Terry possesses objects that are either too dear or too quirky for him to part with. “I’d be the world’s baddest pack rat if I didn’t have to sell things,” he admits. His varied collection includes pre-Colombian gold artifacts; a drawing by Georges Barbier, who designed for Cartier circa 1913 (“Doesn’t it look like Dr. Seuss, basically?”); a Victorian fur-lined dentist chair; his father’s stickpin collection; and his grandfather’s silver dinner pig. Well, the pig is gone. “You pressed his nose or his curly tail to call the help. As kids we played with it all the time. It was just fun. Twenty-five years ago, I had two of the most preeminent silver dealers in the world offer up to $10,000 for this silly little pig. I wouldn’t sell it for anything.” One good friend who coveted the pig was Norman Hascoe, the late semiconductor materials tycoon who lived in Field Point Park.
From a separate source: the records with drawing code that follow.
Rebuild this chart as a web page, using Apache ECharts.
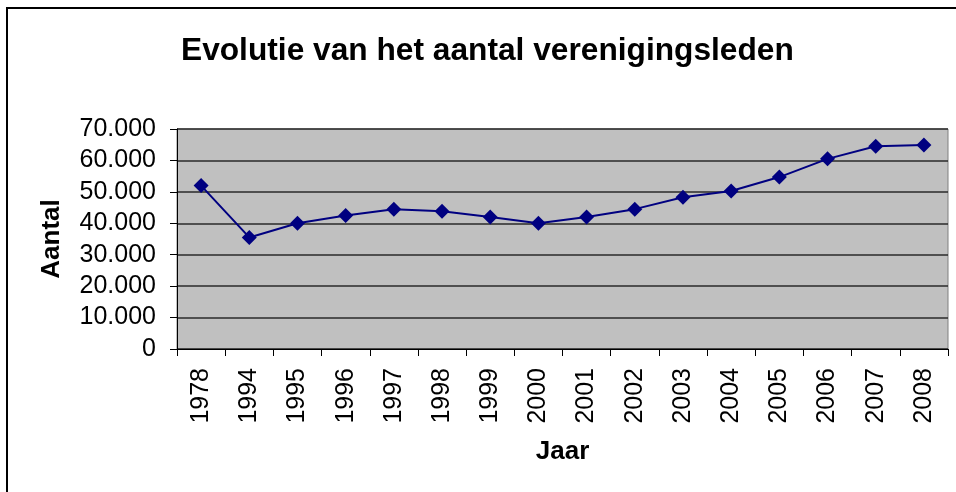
<!DOCTYPE html>
<html>
<head>
<meta charset="utf-8">
<script src="https://cdn.jsdelivr.net/npm/echarts@6/dist/echarts.min.js"></script>
<style>
  html, body { margin: 0; padding: 0; background: #fff; }
  #main { width: 956px; height: 492px; }
</style>
</head>
<body>
<div id="main"></div>
<script>
// data
const jaren = ['1978', '1994', '1995', '1996', '1997', '1998', '1999', '2000',
  '2001', '2002', '2003', '2004', '2005', '2006', '2007', '2008']
const leden = [52000, 35500, 40000, 42500, 44500, 43800, 42000, 40000,
  42000, 44500, 48300, 50300, 54700, 60500, 64500, 64900]

const chart = echarts.init(document.getElementById('main'))

// 70000 -> 70.000
const fmt = v => String(v).replace(/\B(?=(\d{3})+(?!\d))/g, '.')

const option = {
  animation: false,
  textStyle: { fontFamily: 'Liberation Sans, Arial, sans-serif', color: '#000' },
  title: {
    text: 'Evolutie van het aantal verenigingsleden',
    left: 176,
    top: 30,
    textStyle: { fontSize: 31.7, fontWeight: 'bold', color: '#000' }
  },
  graphic: [{
    type: 'rect',
    shape: { x: 7, y: 8, width: 1000, height: 1000 },
    style: { fill: 'none', stroke: '#000', lineWidth: 2 },
    silent: true
  }],
  grid: {
    left: 177, right: 8, top: 129, bottom: 143,
    show: true,
    backgroundColor: '#c0c0c0',
    borderColor: '#808080',
    borderWidth: 1
  },
  xAxis: {
    type: 'category',
    data: jaren,
    boundaryGap: true,
    name: 'Jaar',
    nameLocation: 'middle',
    nameGap: 90,
    nameTextStyle: { fontSize: 26, fontWeight: 'bold', color: '#000' },
    axisLine: { lineStyle: { color: '#000', width: 1 } },
    axisTick: { show: true, length: 7, alignWithLabel: false, lineStyle: { color: '#000' } },
    axisLabel: { rotate: 90, fontSize: 25, color: '#000', margin: 19 },
    splitLine: { show: false }
  },
  yAxis: {
    type: 'value',
    min: 0,
    max: 70000,
    interval: 10000,
    name: 'Aantal',
    nameLocation: 'middle',
    nameGap: 112,
    nameTextStyle: { fontSize: 26, fontWeight: 'bold', color: '#000' },
    axisLine: { show: true, lineStyle: { color: '#000', width: 1 } },
    axisTick: { show: true, length: 7, lineStyle: { color: '#000' } },
    axisLabel: { fontSize: 25, color: '#000', margin: 21, formatter: fmt },
    splitLine: { show: true, lineStyle: { color: '#2a2a2a', width: 1.5 } }
  },
  series: [{
    type: 'line',
    data: leden,
    symbol: 'diamond',
    symbolSize: 15,
    itemStyle: { color: '#000080' },
    lineStyle: { color: '#000080', width: 2 }
  }]
}

chart.setOption(option)
</script>
</body>
</html>
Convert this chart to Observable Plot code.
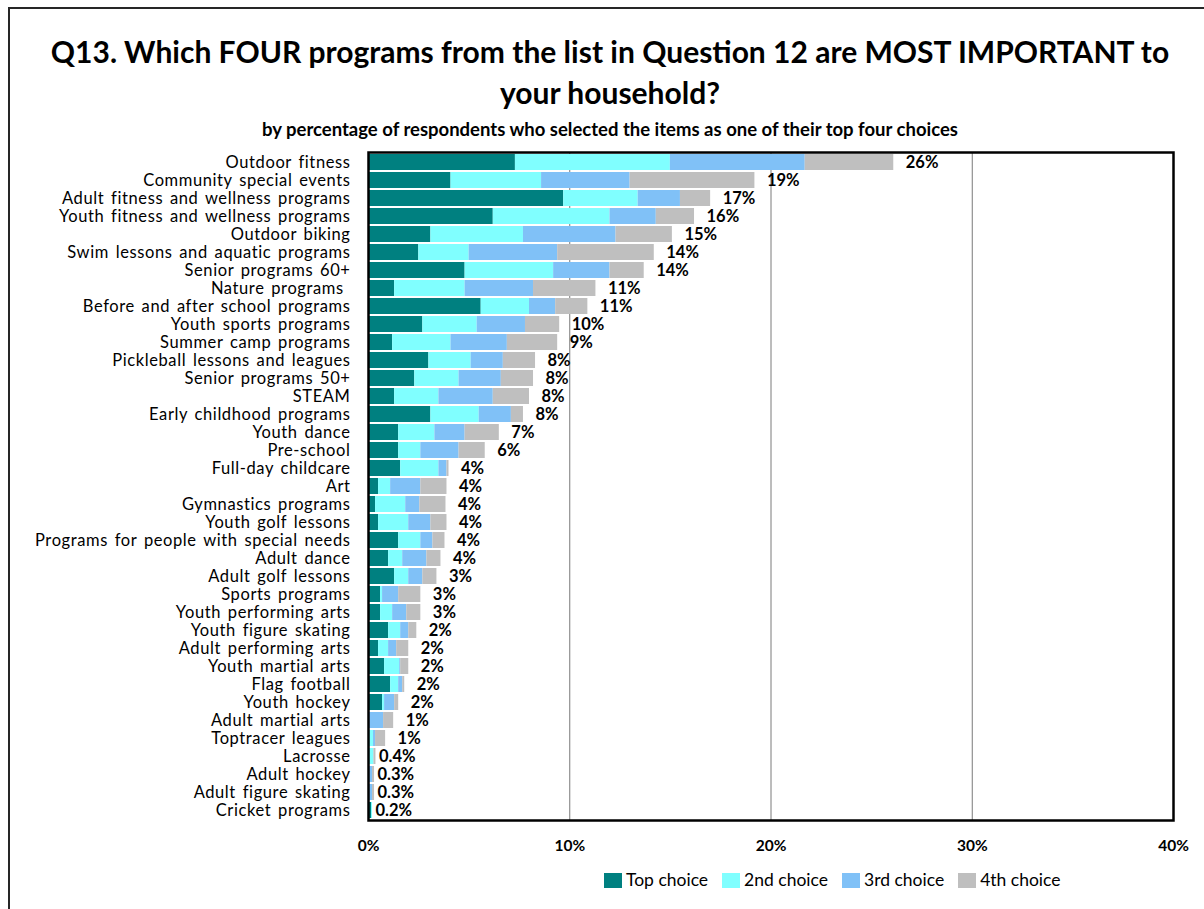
<!DOCTYPE html>
<html>
<head>
<meta charset="utf-8">
<script src="https://cdn.jsdelivr.net/npm/d3@7"></script>
<script src="https://cdn.jsdelivr.net/npm/@observablehq/plot@0.6"></script>
<style>
  html, body { margin: 0; padding: 0; background: #fff; }
  #wrap { position: relative; width: 1204px; height: 909px; overflow: hidden; font-family: Lato, "Open Sans", sans-serif; color: #000; }
  #border { position: absolute; left: 8px; top: 7px; width: 1300px; height: 1000px; border: 2px solid #262626; box-sizing: border-box; }
  #title { position: absolute; left: 10px; width: 1200px; top: 31px; text-align: center; font-weight: bold; font-size: 30px; line-height: 41px; }
  #subtitle { position: absolute; left: 10px; width: 1200px; top: 118px; text-align: center; font-weight: bold; font-size: 18.5px; line-height: 22px; }
  #chart { position: absolute; left: 0; top: 140px; }
  #legend { position: absolute; left: 604px; top: 869px; display: flex; align-items: center; font-size: 17.5px; line-height: 22px; }
  #legend .item { display: flex; align-items: center; margin-right: 14px; }
  #legend .sw { width: 18px; height: 15px; margin-right: 4px; }
  #chart g[aria-label="y-axis tick label"] text { letter-spacing: 0.6px; word-spacing: 2px; }
</style>
</head>
<body>
<div id="wrap">
  <div id="border"></div>
  <div id="title">Q13. Which FOUR programs from the list in Question 12 are MOST IMPORTANT to<br>your household?</div>
  <div id="subtitle">by percentage of respondents who selected the items as one of their top four choices</div>
  <div id="chart"></div>
  <div id="legend"></div>
</div>
<script>
const categories = [
  "Outdoor fitness", "Community special events", "Adult fitness and wellness programs",
  "Youth fitness and wellness programs", "Outdoor biking", "Swim lessons and aquatic programs",
  "Senior programs 60+", "Nature programs ", "Before and after school programs",
  "Youth sports programs", "Summer camp programs", "Pickleball lessons and leagues",
  "Senior programs 50+", "STEAM", "Early childhood programs", "Youth dance", "Pre-school",
  "Full-day childcare", "Art", "Gymnastics programs", "Youth golf lessons",
  "Programs for people with special needs", "Adult dance", "Adult golf lessons",
  "Sports programs", "Youth performing arts", "Youth figure skating", "Adult performing arts",
  "Youth martial arts", "Flag football", "Youth hockey", "Adult martial arts",
  "Toptracer leagues", "Lacrosse", "Adult hockey", "Adult figure skating", "Cricket programs"
];
const topChoice    = [7.3, 4.1, 9.7, 6.2, 3.1, 2.5, 4.8, 1.3, 5.6, 2.7, 1.2, 3.0, 2.3, 1.3, 3.1, 1.5, 1.5, 1.6, 0.5, 0.35, 0.5, 1.5, 1.0, 1.3, 0.6, 0.6, 1.0, 0.5, 0.8, 1.1, 0.7, 0, 0, 0, 0, 0, 0.15];
const secondChoice = [7.7, 4.5, 3.7, 5.8, 4.6, 2.5, 4.4, 3.5, 2.4, 2.7, 2.9, 2.1, 2.2, 2.2, 2.4, 1.8, 1.1, 1.9, 0.6, 1.5, 1.5, 1.1, 0.7, 0.7, 0.1, 0.6, 0.6, 0.5, 0.75, 0.4, 0.1, 0.05, 0.25, 0.27, 0, 0.05, 0.05];
const thirdChoice  = [6.7, 4.4, 2.1, 2.3, 4.6, 4.4, 2.8, 3.4, 1.3, 2.4, 2.8, 1.6, 2.1, 2.7, 1.6, 1.5, 1.9, 0.4, 1.5, 0.7, 1.1, 0.6, 1.2, 0.7, 0.8, 0.7, 0.4, 0.4, 0.05, 0.2, 0.5, 0.7, 0.1, 0, 0.2, 0.15, 0];
const fourthChoice = [4.4, 6.2, 1.5, 1.9, 2.8, 4.8, 1.7, 3.1, 1.6, 1.7, 2.5, 1.6, 1.6, 1.8, 0.6, 1.7, 1.3, 0.1, 1.3, 1.3, 0.8, 0.6, 0.7, 0.7, 1.1, 0.7, 0.4, 0.6, 0.4, 0.1, 0.2, 0.5, 0.5, 0.1, 0.1, 0.1, 0];
const totalLabels  = ["26%", "19%", "17%", "16%", "15%", "14%", "14%", "11%", "11%", "10%", "9%", "8%", "8%", "8%", "8%", "7%", "6%", "4%", "4%", "4%", "4%", "4%", "4%", "3%", "3%", "3%", "2%", "2%", "2%", "2%", "2%", "1%", "1%", "0.4%", "0.3%", "0.3%", "0.2%"];
const choiceNames  = ["Top choice", "2nd choice", "3rd choice", "4th choice"];
const choiceColors = ["#008080", "#80FFFF", "#80C1F7", "#BFBFBF"];
const xTicks = [0, 10, 20, 30, 40];
const gridValues = [10, 20, 30];

const series = [topChoice, secondChoice, thirdChoice, fourthChoice];
const rows = categories.flatMap((c, i) => series.map((s, j) => ({category: c, choice: choiceNames[j], value: s[i]})));
const totals = categories.map((c, i) => ({
  category: c,
  total: series.reduce((a, s) => a + s[i], 0),
  label: totalLabels[i]
}));
const bigTotals = totals.filter(d => !d.label.startsWith("0."));
const smallTotals = totals.filter(d => d.label.startsWith("0."));

const chart = Plot.plot({
  width: 1204,
  height: 720,
  marginLeft: 368,
  marginRight: 31,
  marginTop: 12,
  marginBottom: 40,
  style: {fontFamily: "Lato, 'Open Sans', sans-serif", fontSize: "16px", color: "#000", background: "transparent", overflow: "visible"},
  x: {domain: [0, 40]},
  y: {domain: categories, paddingInner: 0.12, paddingOuter: 0.04},
  color: {domain: choiceNames, range: choiceColors},
  marks: [
    Plot.ruleX(gridValues, {stroke: "#7a7a7a", strokeWidth: 1}),
    Plot.barX(rows, {y: "category", x: "value", fill: "choice", order: choiceNames}),
    Plot.frame({stroke: "#000", strokeWidth: 2.5}),
    Plot.axisX({ticks: xTicks, tickFormat: d => d + "%", tickSize: 0, tickPadding: 19, fontWeight: "bold", fontSize: 15.5, label: null}),
    Plot.axisY({tickSize: 0, tickPadding: 18, fontSize: 16.5, label: null}),
    Plot.text(bigTotals, {x: "total", y: "category", text: "label", textAnchor: "start", dx: 12, fontWeight: "bold", fontSize: 16.5, fill: "#000"}),
    Plot.text(smallTotals, {x: "total", y: "category", text: "label", textAnchor: "start", dx: 3, fontWeight: "bold", fontSize: 16.5, fill: "#000"})
  ]
});
document.getElementById("chart").appendChild(chart);

const legend = document.getElementById("legend");
choiceNames.forEach((name, i) => {
  const item = document.createElement("div");
  item.className = "item";
  const sw = document.createElement("div");
  sw.className = "sw";
  sw.style.background = choiceColors[i];
  const label = document.createElement("span");
  label.textContent = name;
  item.appendChild(sw);
  item.appendChild(label);
  legend.appendChild(item);
});
</script>
</body>
</html>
For years Hascoe tried to buy it. Terry wouldn’t sell. But when Hascoe, who Betteridge calls “the coolest guy on the planet,” was found to be gravely ill with cancer, Terry simply gave him the pig—which then acquired a new story, and greater meaning.

Betteridge Jewelers is in the midst of an inevitable generational change. Terry’s son, Win, heads the website operation, and his daughter, Brooke, is a forward-thinking jewelry buyer. Terry’s stepdaughter Amanda Siebert, having received her graduate gemologist certificate, has joined his sales staff. (Terry has been married to Diana Siebert Betteridge for fifteen years; his other two stepdaughters are Veronica, an architect, and Coco, who’s at Yale.) This new generation will leave Terry free “to be a bigger bum than ever.” By this he means taking off on pursuits that lead some to judge him “quixotic”—the foot races that keep him uncommonly fit, the camping and bow-hunting out West, the fishing and birding at his farm in Litchfield County, the African safaris. “As a jewler,” Terry says with some understatement, “I’m probably not like other ones.”

Let’s remember that Cervantes’ old gentleman—one of Terry’s fictional heroes, as it happens—mourned the passage of courtliness, of social graces, of good old ways. By this definition, Terry is quixotic indeed. “I think there are battles that have to be fought and you’re not going to win them,” he says. “They become windmills. Trying to keep the town neat. Manners. I like those forms of respect, and a lot of them seem to be disappearing. So here I am, tilting still.”